There are endless variations for hummus. My favourites are:

  • Pesto hummus: Add a couple of tablespoons of pesto and blend.

  • Olive hummus: Add a handful of black olives and blend.

  • Cumin hummus: Dry-roast a tablespoon of cumin in a frying pan, add to the basic hummus and blend.

Blue Cheese Biscuits


These cheesy biscuits are always incredibly popular at my parties. They go perfectly well with a glass of wine or Crémant. Easy to prepare ahead, they taste best straight from the oven.

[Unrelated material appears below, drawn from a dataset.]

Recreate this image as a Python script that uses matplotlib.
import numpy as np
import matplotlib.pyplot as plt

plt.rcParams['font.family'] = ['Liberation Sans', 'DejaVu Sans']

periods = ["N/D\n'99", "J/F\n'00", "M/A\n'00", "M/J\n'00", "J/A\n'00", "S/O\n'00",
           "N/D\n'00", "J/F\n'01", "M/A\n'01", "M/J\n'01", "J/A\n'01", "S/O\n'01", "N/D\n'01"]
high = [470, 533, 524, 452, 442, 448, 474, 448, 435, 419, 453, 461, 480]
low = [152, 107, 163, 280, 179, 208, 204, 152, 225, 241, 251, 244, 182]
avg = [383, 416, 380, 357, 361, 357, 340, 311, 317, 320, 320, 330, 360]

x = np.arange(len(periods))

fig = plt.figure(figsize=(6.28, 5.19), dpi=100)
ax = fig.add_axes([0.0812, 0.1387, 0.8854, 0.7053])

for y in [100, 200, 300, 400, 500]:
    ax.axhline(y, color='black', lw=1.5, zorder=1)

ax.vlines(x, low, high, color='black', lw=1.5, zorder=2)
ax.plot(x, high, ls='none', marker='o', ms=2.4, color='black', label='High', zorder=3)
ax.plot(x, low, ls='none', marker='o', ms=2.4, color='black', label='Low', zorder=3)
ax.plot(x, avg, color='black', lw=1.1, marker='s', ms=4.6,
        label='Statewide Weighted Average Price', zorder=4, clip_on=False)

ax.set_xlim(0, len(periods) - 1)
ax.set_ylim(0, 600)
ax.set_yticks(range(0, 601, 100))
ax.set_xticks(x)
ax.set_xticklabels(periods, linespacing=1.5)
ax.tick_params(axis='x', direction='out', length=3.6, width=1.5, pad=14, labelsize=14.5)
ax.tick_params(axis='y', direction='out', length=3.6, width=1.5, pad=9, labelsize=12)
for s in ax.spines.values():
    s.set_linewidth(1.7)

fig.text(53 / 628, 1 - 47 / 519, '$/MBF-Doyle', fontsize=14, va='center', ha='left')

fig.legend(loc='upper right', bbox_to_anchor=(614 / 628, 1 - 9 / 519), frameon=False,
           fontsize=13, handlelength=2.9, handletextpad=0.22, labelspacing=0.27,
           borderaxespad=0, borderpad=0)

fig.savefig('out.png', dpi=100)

Makes about 30 • Prep 20’ • Fridge 30’ • Oven 12-15’ • Easy

175g stilton 
or gorgonzola
75g butter, melted
1 egg yolk

175g flour
1⁄2 tsp salt

Crumble the blue cheese into a large bowl. Add the butter and egg yolk and mix well. Add the flour, salt and 3 tablespoons of water and knead into a dough. Shape into a ball, wrap into cling film and refrigerate for 30 minutes.

Preheat the oven to 200°C fan.
Break off walnut-sized pieces of dough, roll them between your palms and place the balls onto a baking tray lined with baking paper.
 Gently press the balls down, so they’re slightly flattened.

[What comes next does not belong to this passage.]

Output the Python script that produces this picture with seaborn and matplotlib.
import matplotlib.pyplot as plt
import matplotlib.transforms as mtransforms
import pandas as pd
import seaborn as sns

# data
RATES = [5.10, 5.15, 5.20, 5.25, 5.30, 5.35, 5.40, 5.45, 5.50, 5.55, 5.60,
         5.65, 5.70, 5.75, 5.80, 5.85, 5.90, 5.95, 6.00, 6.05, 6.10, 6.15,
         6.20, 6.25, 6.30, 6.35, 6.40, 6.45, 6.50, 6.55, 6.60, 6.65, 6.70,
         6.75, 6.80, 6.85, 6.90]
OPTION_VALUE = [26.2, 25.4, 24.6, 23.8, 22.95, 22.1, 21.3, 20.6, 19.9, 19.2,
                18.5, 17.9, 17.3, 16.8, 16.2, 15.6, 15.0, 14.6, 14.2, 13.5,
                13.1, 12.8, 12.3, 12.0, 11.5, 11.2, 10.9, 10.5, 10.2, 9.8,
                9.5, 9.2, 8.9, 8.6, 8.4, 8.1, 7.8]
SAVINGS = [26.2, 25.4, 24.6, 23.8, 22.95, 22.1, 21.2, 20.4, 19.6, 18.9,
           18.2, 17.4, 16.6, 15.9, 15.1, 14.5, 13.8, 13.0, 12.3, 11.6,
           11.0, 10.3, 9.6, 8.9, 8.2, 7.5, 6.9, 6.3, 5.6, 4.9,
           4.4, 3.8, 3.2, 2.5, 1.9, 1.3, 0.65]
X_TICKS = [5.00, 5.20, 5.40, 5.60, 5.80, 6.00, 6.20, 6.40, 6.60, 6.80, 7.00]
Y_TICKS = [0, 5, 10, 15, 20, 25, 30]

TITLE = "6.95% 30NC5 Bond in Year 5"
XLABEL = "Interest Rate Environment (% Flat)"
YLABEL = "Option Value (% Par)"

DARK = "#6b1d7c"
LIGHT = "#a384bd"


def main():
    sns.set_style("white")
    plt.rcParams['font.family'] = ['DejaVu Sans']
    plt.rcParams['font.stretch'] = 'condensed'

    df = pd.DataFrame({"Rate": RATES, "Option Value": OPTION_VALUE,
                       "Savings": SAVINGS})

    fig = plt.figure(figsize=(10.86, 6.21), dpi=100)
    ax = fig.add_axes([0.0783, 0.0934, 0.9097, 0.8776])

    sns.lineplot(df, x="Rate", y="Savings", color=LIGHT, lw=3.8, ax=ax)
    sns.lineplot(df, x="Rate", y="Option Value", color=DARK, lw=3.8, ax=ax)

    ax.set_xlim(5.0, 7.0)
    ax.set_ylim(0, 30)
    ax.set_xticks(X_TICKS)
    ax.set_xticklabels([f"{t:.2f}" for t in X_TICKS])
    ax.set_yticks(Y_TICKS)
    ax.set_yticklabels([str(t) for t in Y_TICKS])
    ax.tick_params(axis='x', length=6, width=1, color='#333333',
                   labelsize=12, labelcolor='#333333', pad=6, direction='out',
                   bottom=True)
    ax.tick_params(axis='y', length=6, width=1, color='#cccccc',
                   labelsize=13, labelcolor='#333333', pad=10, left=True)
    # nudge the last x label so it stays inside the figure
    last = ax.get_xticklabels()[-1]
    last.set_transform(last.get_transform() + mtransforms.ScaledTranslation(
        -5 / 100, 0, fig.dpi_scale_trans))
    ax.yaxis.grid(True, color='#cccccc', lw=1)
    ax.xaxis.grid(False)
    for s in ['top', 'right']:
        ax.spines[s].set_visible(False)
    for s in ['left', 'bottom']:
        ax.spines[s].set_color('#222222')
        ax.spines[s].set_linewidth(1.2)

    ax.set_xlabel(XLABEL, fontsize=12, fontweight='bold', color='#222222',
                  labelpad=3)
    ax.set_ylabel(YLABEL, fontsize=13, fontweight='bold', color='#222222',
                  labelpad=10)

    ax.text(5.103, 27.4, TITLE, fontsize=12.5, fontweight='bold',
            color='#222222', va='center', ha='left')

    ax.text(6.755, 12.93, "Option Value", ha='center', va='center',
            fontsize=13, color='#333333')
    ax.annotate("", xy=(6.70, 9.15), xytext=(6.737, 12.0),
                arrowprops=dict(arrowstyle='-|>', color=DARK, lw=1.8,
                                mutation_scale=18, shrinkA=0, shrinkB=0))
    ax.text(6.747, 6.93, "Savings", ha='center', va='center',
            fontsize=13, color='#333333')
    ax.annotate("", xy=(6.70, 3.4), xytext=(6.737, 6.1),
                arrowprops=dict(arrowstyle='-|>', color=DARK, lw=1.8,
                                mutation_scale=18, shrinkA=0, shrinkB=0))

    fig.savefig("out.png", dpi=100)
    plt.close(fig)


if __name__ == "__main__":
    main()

Bake for 12-15 minutes, put on a wire rack to cool down or serve while still hot.

  • These can also be made with grated mature cheddar or gruyère.

  • I always have some of this dough in my freezer – ready to pop out when unexpected guests arrive. Just make the dough ahead, shape into a sausage and freeze. Defrost it on the day you want to make the biscuits, and cut into slices before baking.

Mini Chocolate Beignets


Right, let me be frank, these sound pretty posh, but they’re in fact nothing else than deep-fried Mars bars! I swore never to eat such a culinary perversion, yet on one night out in Glasgow, 
I was converted! At a local chippie, I tried a proper deep-fried Mars bar and realized that it’s in fact a pretty acceptable dessert. It slightly reminded me of churros: crunchy and fatty on the outside, with a melting chocolate centre. Still, I couldn’t stomach a whole one. So, instead I’ve used mini chocolate bars to make my beignets and enhanced the beer batter with vanilla sugar and
a pinch of cinnamon. I know it’s still slightly nuts, but, believe me, these mini chocolate beignets are a real party pleaser.

Makes about 30 beignets • Freezer 15’ • Prep 10’ • Frying 6’ • Easy

100g flour

1⁄2 tsp baking powder
1 tbsp vanilla sugar

1⁄4 tsp cinnamon

120ml cold beer (lager)
1l sunflower oil

30 mini chocolate Celebration bars (250g)
2 tbsp icing sugar for dusting

Put the flour into the freezer for 15 minutes.

Once the flour is cold, put into a large bowl and mix with the baking powder, vanilla sugar and cinnamon. Add the cold beer while whisking to make a smooth batter.

Heat the sunflower oil in a deep pan until a drop of batter sizzles and crisps up straight away. Unwrap the chocolate bars and put them all into the batter. 
Mix with a spoon so all the chocolate bars are covered in batter.

Fish the chocolate bars out of the batter with tongs, and drop them into the hot oil in batches of five. Deep-fry for a few minutes until they start turning golden. Take out of the fat and put onto absorbent kitchen paper. 
Dust with icing sugar before serving.


  • If you can’t find mini chocolate Celebration bars, you can cut regular sized chocolate bars into small chunks.

  • You can of course fry these in a deep fat fryer.